A few months back, when I used to live in Siliguri, in West Bengal, the residents of the city saw movable barriers being laid through the middle of the roads. It was done to make the life of commuters easier and reduce traffic. It was indeed a sign of relief; but short-lived. A few days later, we noticed that the barriers were being moved by the pedestrians so that they could cross the roads according to their wish.
Presently, I live in Kishanganj, in Bihar. It has been three weeks since the street light right in front of my house stopped working, and no steps have been taken to fix the issue till now.
These two stories will give readers two completely different facets. One where the citizens are at fault, and the other where the concerned authorities are the ones being irresponsible.
Let’s now see some recent facts and figures:
Although the data shows a decrease of 3%, some states show an increase in the numbers of accidents. As of 2018, India had fewer road accidents, but more fatal ones.
Over-speeding is the leading killer, followed by overtaking, then driving under the influence of alcohol, and lastly, driving on the wrong side.
The figures shown are enough for us to understand that most of the accidents take place due to the faults of the citizens. If believing these figures is tough, then let’s not forget that in our country, the hands of the people have the power to stop a moving car but not traffic lights, increasing bike’s speed and then performing stunts is considered to be a daredevil act, having bikes or car races because somebody has hurt another person’s ego by overtaking them is normal, and not to forget the ubiquitous attitude of “mere baap ki sadak hai!”(it’s my father’s road), because why not? After all, we pay taxes!
Apart from this, even the administrative bodies are at fault.

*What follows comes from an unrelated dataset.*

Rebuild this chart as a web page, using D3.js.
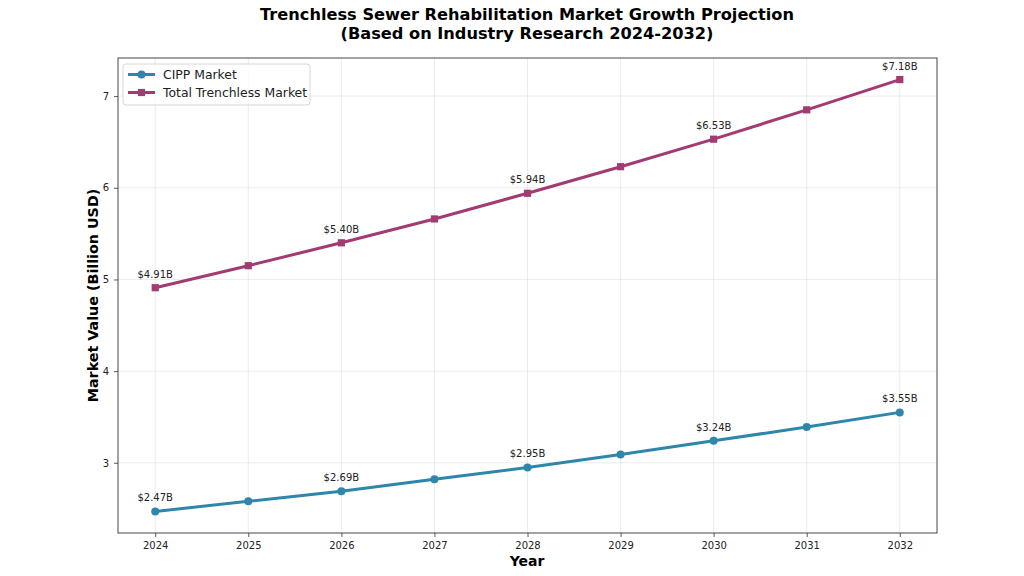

Potholes, improper working or absence of streetlights and the most important, a below-average performance of law enforcement, are some of the shortcomings of our authorities.
How many of us know that there are four different types of lines on the road?
How many of us know what these mean? Certainly, not many.
As part of our civic responsibility, we can always enrich ourselves with the knowledge regarding the rules and regulations and abide by them. We can also try not to drink and drive, use cellphones while we’re on the road, adhere to prescribed speed limits, and not just whine about the problems that we face on roads, but also partake in bringing them to the notice of the concerned authorities from time to time.
As far as the government, the concerned ministries and the people are considered, it can’t be overlooked that the condition of the roads in India is much better now than it was a few years back. But is this enough? Why aren’t the laws being properly enforced? Why do people’s hands prove to enforce a law more stringently than the already existing traffic rules? Why does it take years for the potholes to be repaired, and why do they only come to notice after a mishap?
India is responsible for 11% of road fatalities around the globe and aims to reduce it by 2020, but– owing to the existing rules and methodologies—this target seems impossible to realise. The country can incorporate technology to achieve the target faster and make people’s lives better, and road safety solutions and emerging technologies can lend a helping hand to improve driver safety and reduce road accidents.
Indore is the first city in India to use robots on an experimental basis to control its ever-growing and unruly traffic and recently, Roadeo, the country’s first robot was deployed to road safety and help ease the burden of traffic police on roads.
The first incident I cited in this article stressed the need for us to be responsible citizens and perform our duty in making the roads safer. The second threw light on the responsibility of the authorities towards the citizens. In both cases, the governing, as well as the governed body, is involved. Roads are an integral part of our lives, and every one of us uses them every day. We shouldn’t be in fear when we step out our homes, whether it’s the fear of getting late or of getting caught in an accident.
Road safety shouldn’t be a for concern only when we are using the roads. We shouldn’t complain about the roads, and then forget all about it the moment we reach our destination. Authorities should be more active as well. India’s road deaths are still over a lakh per year, which is costing us 3% of our GDP. Any accident not only breaks a family but also affects the economy.